### Exercise directions
The lines to extract run from the first line of the material below to the line containing "markers = ['s', 'o', '^', 'v']", both included; leave the pictures behind.

>> START Provided entries

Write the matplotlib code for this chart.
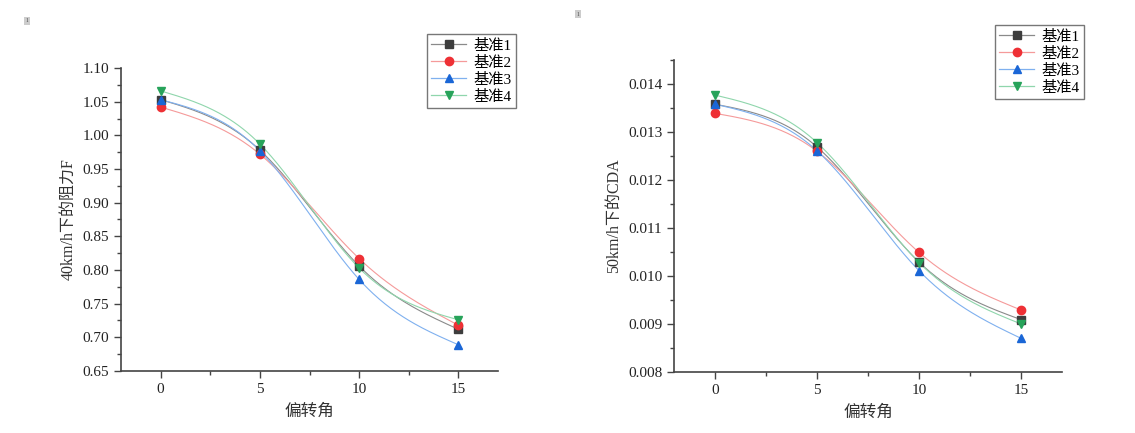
import numpy as np
import matplotlib
matplotlib.use('Agg')
from matplotlib import pyplot as plt
from matplotlib.ticker import MultipleLocator, FormatStrFormatter

plt.rcParams['font.family'] = ['Liberation Serif', 'Noto Sans CJK SC', 'DejaVu Sans']

# data
angles = [0, 5, 10, 15]
names = ['基准1', '基准2', '基准3', '基准4']

force_40 = [
    [1.053, 0.978, 0.806, 0.712],
    [1.042, 0.972, 0.817, 0.718],
    [1.053, 0.977, 0.786, 0.689],
    [1.066, 0.987, 0.803, 0.726],
]
cda_50 = [
    [0.01358, 0.01269, 0.01029, 0.00909],
    [0.01339, 0.01260, 0.01049, 0.00929],
    [0.01358, 0.01261, 0.01011, 0.00870],
    [0.01377, 0.01278, 0.01028, 0.00900],
]

marker_colors = ['#3d3d3d', '#ee3035', '#1a66d6', '#27a35a']
line_colors = ['#8a8a8a', '#f59a9a', '#7fb0ef', '#8fd6ac']
markers = ['s', 'o', '^', 'v']


def natural_spline(x, y, n=200):
    x = np.asarray(x, float)
    y = np.asarray(y, float)
    k = len(x)
    h = np.diff(x)
    A = np.zeros((k, k))
    b = np.zeros(k)
    A[0, 0] = A[-1, -1] = 1
    for i in range(1, k - 1):
        A[i, i - 1] = h[i - 1]
        A[i, i] = 2 * (h[i - 1] + h[i])
        A[i, i + 1] = h[i]
        b[i] = 6 * ((y[i + 1] - y[i]) / h[i] - (y[i] - y[i - 1]) / h[i - 1])
    m = np.linalg.solve(A, b)
    xs = np.linspace(x[0], x[-1], n)
    idx = np.clip(np.searchsorted(x, xs) - 1, 0, k - 2)
    x0, x1 = x[idx], x[idx + 1]
    hh = x1 - x0
    t0, t1 = x1 - xs, xs - x0
    ys = (m[idx] * t0**3 + m[idx + 1] * t1**3) / (6 * hh) \
        + (y[idx] / hh - m[idx] * hh / 6) * t0 \
        + (y[idx + 1] / hh - m[idx + 1] * hh / 6) * t1
    return xs, ys


def draw(ax, data, ylabel, ylim, major, minor, fmt, legend_anchor):
    handles = []
    for vals, name, mc, lc, mk in zip(data, names, marker_colors, line_colors, markers):
        xs, ys = natural_spline(angles, vals)
        ax.plot(xs, ys, color=lc, lw=0.8, zorder=2)
        ax.plot(angles, vals, ls='none', marker=mk, color=mc, ms=6, zorder=3)
        h, = ax.plot([], [], color=lc, lw=0.9, marker=mk, mfc=mc, mec=mc, ms=6, label=name)
        handles.append(h)

    ax.set_xlim(-2, 17)
    ax.set_ylim(*ylim)
    ax.xaxis.set_major_locator(MultipleLocator(5))
    ax.xaxis.set_minor_locator(MultipleLocator(2.5))
    ax.yaxis.set_major_locator(MultipleLocator(major))
    ax.yaxis.set_minor_locator(MultipleLocator(minor))
    ax.yaxis.set_major_formatter(FormatStrFormatter(fmt))
    for s in ['top', 'right']:
        ax.spines[s].set_visible(False)
    for s in ['left', 'bottom']:
        ax.spines[s].set_color('#444444')
        ax.spines[s].set_linewidth(1.2)
    ax.tick_params(which='major', length=5, width=1, color='#444444',
                   labelsize=11, labelcolor='#222222')
    ax.tick_params(which='minor', length=3, width=1, color='#444444')
    ax.set_xlabel('偏转角', fontsize=12, color='#333333', labelpad=6)
    ax.set_ylabel(ylabel, fontsize=11.5, color='#333333', labelpad=4)

    leg = ax.legend(handles=handles, loc='upper right', bbox_to_anchor=legend_anchor,
                    bbox_transform=ax.figure.transFigure, fontsize=11,
                    frameon=True, fancybox=False, borderpad=0.3, labelspacing=0.2,
                    handlelength=2.3, handletextpad=0.45, borderaxespad=0)
    leg.get_frame().set_edgecolor('#555555')
    leg.get_frame().set_linewidth(1.0)


fig = plt.figure(figsize=(11.35, 4.33), dpi=100)
W, H = 1135, 433
ax1 = fig.add_axes([121 / W, 1 - 371 / H, (498 - 121) / W, (371 - 68) / H])
ax2 = fig.add_axes([674 / W, 1 - 372 / H, (1062 - 674) / W, (372 - 60) / H])

draw(ax1, force_40, '40km/h下的阻力F', (0.65, 1.10), 0.05, 0.025, '%.2f',
     (516 / W, 1 - 34 / H))
draw(ax2, cda_50, '50km/h下的CDA', (0.008, 0.0145), 0.001, 0.0005, '%.3f',
     (1084 / W, 1 - 25 / H))

# small page markers
for x, y in [(27 / W, 1 - 21 / H), (578 / W, 1 - 14 / H)]:
    fig.text(x, y, '1', fontsize=4, color='#444444', ha='center', va='center',
             bbox=dict(boxstyle='square,pad=0.3', fc='#cccccc', ec='none'))

fig.savefig('out.png', dpi=100)
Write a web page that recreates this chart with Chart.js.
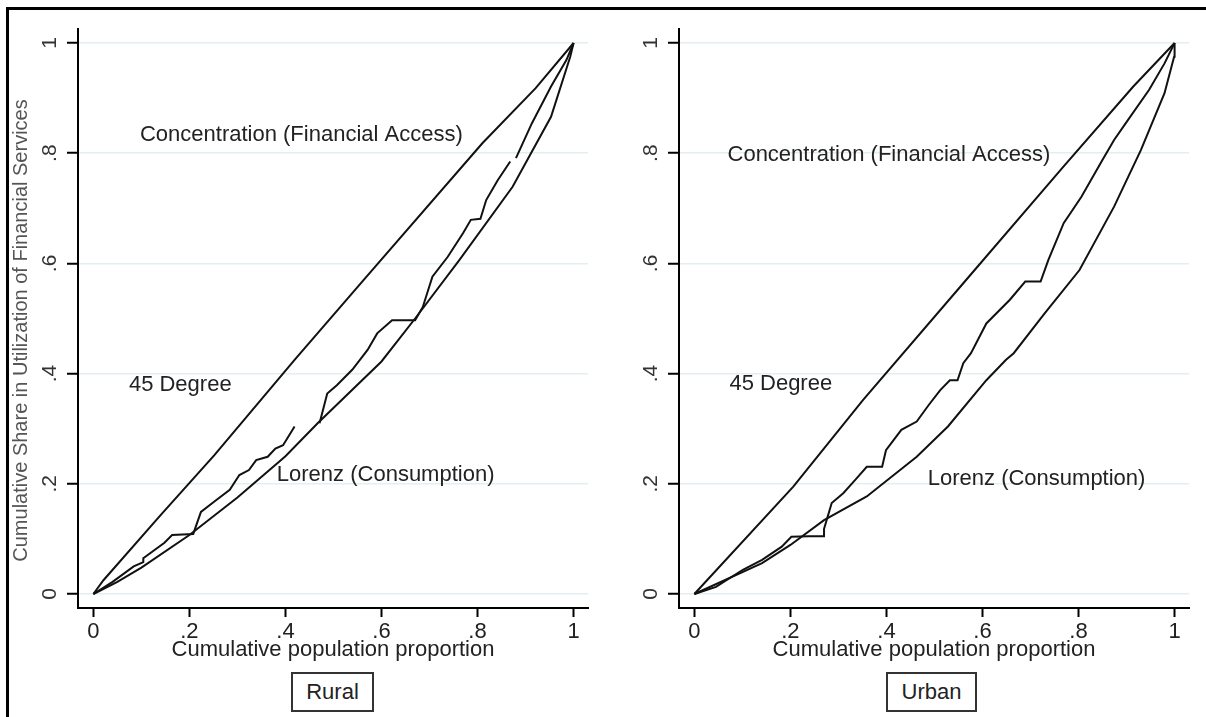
<!DOCTYPE html>
<html>
<head>
<meta charset="utf-8">
<script src="https://cdn.jsdelivr.net/npm/chart.js@4/dist/chart.umd.min.js"></script>
<style>
  html, body { margin: 0; padding: 0; background: #fff; overflow: hidden; }
  body { width: 1206px; height: 717px; position: relative; font-family: "Liberation Sans", Arial, sans-serif; }
  .frame { position: absolute; left: 6px; top: 7px; width: 1400px; height: 900px; border-left: 3px solid #000; border-top: 3px solid #000; }
  canvas { position: absolute; top: 0; }
  #ruralChart { left: 0; }
  #urbanChart { left: 601px; }
  .tag { position: absolute; top: 672px; height: 40px; box-sizing: border-box; border: 2px solid #333;
         font-size: 22px; color: #222; text-align: center; line-height: 36px; background: #fff; }
</style>
</head>
<body>
<div class="frame"></div>
<canvas id="ruralChart" width="601" height="717"></canvas>
<canvas id="urbanChart" width="601" height="717"></canvas>
<div class="tag" style="left:291px;width:83px;">Rural</div>
<div class="tag" style="left:886px;width:91px;">Urban</div>
<script>
// ticks
const tickValues = [0, 0.2, 0.4, 0.6, 0.8, 1];
const tickLabels = ['0', '.2', '.4', '.6', '.8', '1'];
const yTitle = 'Cumulative Share in Utilization of Financial Services';

// Rural panel
const ruralDiagonal = [[0,0],[0.021,0.025],[0.14,0.143],[0.252,0.252],[0.419,0.425],[0.563,0.57],[0.81,0.818],[0.921,0.918],[1,1]];
const ruralConcentration = [[0,0],[0.04,0.022],[0.084,0.05],[0.104,0.058],[0.104,0.065],[0.148,0.093],[0.164,0.107],[0.208,0.109],
  [0.224,0.149],[0.252,0.168],[0.284,0.189],[0.304,0.216],[0.324,0.225],[0.339,0.243],[0.363,0.249],[0.379,0.264],[0.395,0.27],[0.419,0.304],
  [null,null],
  [0.471,0.31],[0.487,0.364],[0.507,0.379],[0.539,0.407],[0.555,0.425],[0.571,0.443],[0.591,0.473],[0.622,0.497],[0.67,0.497],
  [0.686,0.521],[0.706,0.576],[0.738,0.612],[0.77,0.655],[0.786,0.679],[0.806,0.681],[0.818,0.715],[0.842,0.751],[0.868,0.785],
  [null,null],
  [0.88,0.791],[0.913,0.854],[0.953,0.921],[0.985,0.969],[1,1]];
const ruralLorenz = [[0,0],[0.05,0.022],[0.1,0.048],[0.2,0.107],[0.3,0.175],[0.4,0.25],[0.467,0.31],[0.6,0.422],[0.67,0.5],
  [0.762,0.606],[0.873,0.739],[0.953,0.866],[0.993,0.975],[1,1]];

// Urban panel
const urbanDiagonal = [[0,0],[0.206,0.195],[0.351,0.352],[0.56,0.564],[0.769,0.776],[0.914,0.921],[1,1]];
const urbanConcentration = [[0,0],[0.045,0.013],[0.101,0.044],[0.141,0.062],[0.182,0.086],[0.202,0.104],[0.238,0.105],[0.27,0.105],
  [0.27,0.118],[0.286,0.165],[0.31,0.183],[0.335,0.207],[0.359,0.231],[0.391,0.231],[0.399,0.261],[0.431,0.298],[0.463,0.313],
  [0.488,0.343],[0.512,0.37],[0.532,0.388],[0.548,0.388],[0.56,0.419],[0.576,0.437],[0.608,0.491],[0.657,0.534],[0.689,0.567],
  [0.721,0.567],[0.737,0.606],[0.769,0.673],[0.806,0.721],[0.85,0.788],[0.874,0.824],[0.898,0.854],[0.947,0.915],[0.979,0.963],[1,1]];
const urbanLorenz = [[0,0],[0.141,0.056],[0.2,0.089],[0.27,0.134],[0.359,0.177],[0.463,0.249],[0.528,0.304],[0.608,0.388],
  [0.649,0.425],[0.665,0.437],[0.729,0.509],[0.802,0.588],[0.874,0.703],[0.93,0.806],[0.979,0.909],[0.999,0.975],[1,1]];

// curve labels
const ruralNotes = [
  {x: 0.097, y: 0.833, text: 'Concentration (Financial Access)'},
  {x: 0.074, y: 0.379, text: '45 Degree'},
  {x: 0.382, y: 0.216, text: 'Lorenz (Consumption)'}
];
const urbanNotes = [
  {x: 0.069, y: 0.797, text: 'Concentration (Financial Access)'},
  {x: 0.073, y: 0.381, text: '45 Degree'},
  {x: 0.486, y: 0.209, text: 'Lorenz (Consumption)'}
];

const FONT = '"Liberation Sans", Arial, sans-serif';
Chart.defaults.font.family = FONT;

const toPoints = arr => arr.map(p => ({x: p[0], y: p[1]}));

// y tick labels are rotated like in Stata, plus the y title
const rotatedYTicks = {
  id: 'rotatedYTicks',
  afterDraw(chart, args, opts) {
    const ctx = chart.ctx, y = chart.scales.y, area = chart.chartArea;
    ctx.save();
    ctx.font = '21px ' + FONT;
    ctx.fillStyle = '#333';
    ctx.textAlign = 'center';
    ctx.textBaseline = 'middle';
    tickValues.forEach((v, i) => {
      ctx.save();
      ctx.translate(area.left - 28, y.getPixelForValue(v));
      ctx.rotate(-Math.PI / 2);
      ctx.fillText(tickLabels[i], 0, 0);
      ctx.restore();
    });
    if (opts.title) {
      ctx.font = '20px ' + FONT;
      ctx.fillStyle = '#555';
      ctx.translate(21, (area.top + area.bottom) / 2 + 12);
      ctx.rotate(-Math.PI / 2);
      ctx.fillText(opts.title, 0, 0);
    }
    ctx.restore();
  }
};

const curveNotes = {
  id: 'curveNotes',
  afterDatasetsDraw(chart, args, opts) {
    const ctx = chart.ctx;
    ctx.save();
    ctx.font = '22px ' + FONT;
    ctx.fillStyle = '#222';
    ctx.textAlign = 'left';
    ctx.textBaseline = 'middle';
    opts.notes.forEach(n => {
      ctx.fillText(n.text, chart.scales.x.getPixelForValue(n.x), chart.scales.y.getPixelForValue(n.y));
    });
    ctx.restore();
  }
};

const makePanel = (canvasId, diagonal, concentration, lorenz, notes, title) => {
  const line = data => ({
    data: toPoints(data),
    borderColor: '#111',
    borderWidth: 2,
    pointRadius: 0,
    tension: 0,
    fill: false,
    spanGaps: false
  });
  return new Chart(document.getElementById(canvasId), {
    type: 'line',
    data: {
      datasets: [line(diagonal), line(concentration), line(lorenz)]
    },
    options: {
      responsive: false,
      animation: false,
      layout: { padding: { top: 29, right: 13, bottom: 0, left: 0 } },
      plugins: {
        legend: { display: false },
        tooltip: { enabled: false },
        curveNotes: { notes: notes },
        rotatedYTicks: { title: title }
      },
      scales: {
        x: {
          type: 'linear',
          min: -0.032,
          max: 1.03,
          afterBuildTicks: s => { s.ticks = tickValues.map(v => ({value: v})); },
          afterFit: s => { s.height = 109; },
          border: { color: '#000', width: 2 },
          grid: { drawOnChartArea: false, tickLength: 9, tickColor: '#000', tickWidth: 2 },
          ticks: {
            color: '#222',
            font: { size: 22 },
            padding: 2,
            maxRotation: 0,
            autoSkip: false,
            callback: v => tickLabels[tickValues.indexOf(v)]
          },
          title: {
            display: true,
            text: 'Cumulative population proportion',
            color: '#222',
            font: { size: 22 },
            padding: { top: 0, bottom: 54 }
          }
        },
        y: {
          type: 'linear',
          min: -0.0254,
          max: 1.0254,
          afterBuildTicks: s => { s.ticks = tickValues.map(v => ({value: v})); },
          afterFit: s => { s.width = 78; },
          border: { color: '#000', width: 2 },
          grid: { color: '#e4edf1', lineWidth: 1.5, tickLength: 11, tickColor: '#000', tickWidth: 2 },
          ticks: { display: false }
        }
      }
    },
    plugins: [rotatedYTicks, curveNotes]
  });
};

makePanel('ruralChart', ruralDiagonal, ruralConcentration, ruralLorenz, ruralNotes, yTitle);
makePanel('urbanChart', urbanDiagonal, urbanConcentration, urbanLorenz, urbanNotes, '');
</script>
</body>
</html>
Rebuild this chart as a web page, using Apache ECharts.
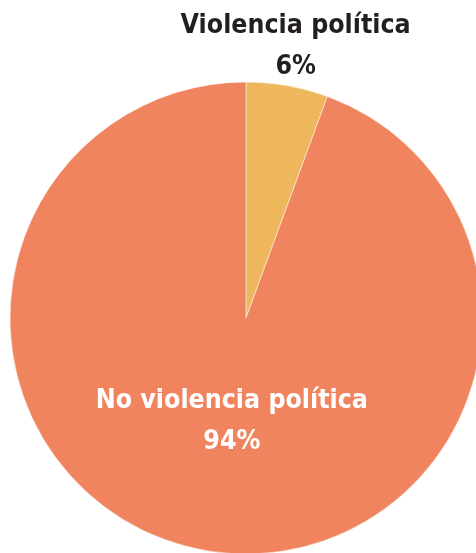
<!DOCTYPE html>
<html>
<head>
<meta charset="utf-8">
<script src="https://cdn.jsdelivr.net/npm/echarts@6/dist/echarts.min.js"></script>
<style>
html,body{margin:0;padding:0;background:#fff;}
#chart{width:476px;height:553px;}
</style>
</head>
<body>
<div id="chart"></div>
<script>
const categories = ['Violencia política', 'No violencia política'];
const values = [5.6, 94.4];
const colors = ['#EEB75C', '#F0845F'];

const FONT = "'Liberation Sans Narrow', 'DejaVu Sans Condensed', 'Roboto Condensed', sans-serif";
const chart = echarts.init(document.getElementById('chart'));
chart.setOption({
  animation: false,
  series: [{
    type: 'pie',
    center: [246, 318],
    radius: 236,
    startAngle: 90,
    clockwise: true,
    percentPrecision: 0,
    itemStyle: { borderColor: 'rgba(255,255,255,0.5)', borderWidth: 1 },
    label: {
      formatter: '{b}\n{d}%',
      fontFamily: FONT,
      fontWeight: 'bold',
      fontSize: 26.5,
      lineHeight: 41,
      overflow: 'none'
    },
    labelLayout: function (p) {
      if (p.dataIndex === 0) return { align: 'center', verticalAlign: 'bottom', dx: 3, dy: 4 };
      return { dx: 7, dy: -16 };
    },
    data: [
      { name: categories[0], value: values[0], itemStyle: { color: colors[0] },
        label: { position: 'outside', color: '#231F20' },
        labelLine: { show: false, length: 2, length2: 0 } },
      { name: categories[1], value: values[1], itemStyle: { color: colors[1] },
        label: { position: 'inside', color: '#ffffff' } }
    ]
  }]
});
</script>
</body>
</html>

>> END Provided entries

### Right answer
Write the matplotlib code for this chart.
import numpy as np
import matplotlib
matplotlib.use('Agg')
from matplotlib import pyplot as plt
from matplotlib.ticker import MultipleLocator, FormatStrFormatter

plt.rcParams['font.family'] = ['Liberation Serif', 'Noto Sans CJK SC', 'DejaVu Sans']

# data
angles = [0, 5, 10, 15]
names = ['基准1', '基准2', '基准3', '基准4']

force_40 = [
    [1.053, 0.978, 0.806, 0.712],
    [1.042, 0.972, 0.817, 0.718],
    [1.053, 0.977, 0.786, 0.689],
    [1.066, 0.987, 0.803, 0.726],
]
cda_50 = [
    [0.01358, 0.01269, 0.01029, 0.00909],
    [0.01339, 0.01260, 0.01049, 0.00929],
    [0.01358, 0.01261, 0.01011, 0.00870],
    [0.01377, 0.01278, 0.01028, 0.00900],
]

marker_colors = ['#3d3d3d', '#ee3035', '#1a66d6', '#27a35a']
line_colors = ['#8a8a8a', '#f59a9a', '#7fb0ef', '#8fd6ac']
markers = ['s', 'o', '^', 'v']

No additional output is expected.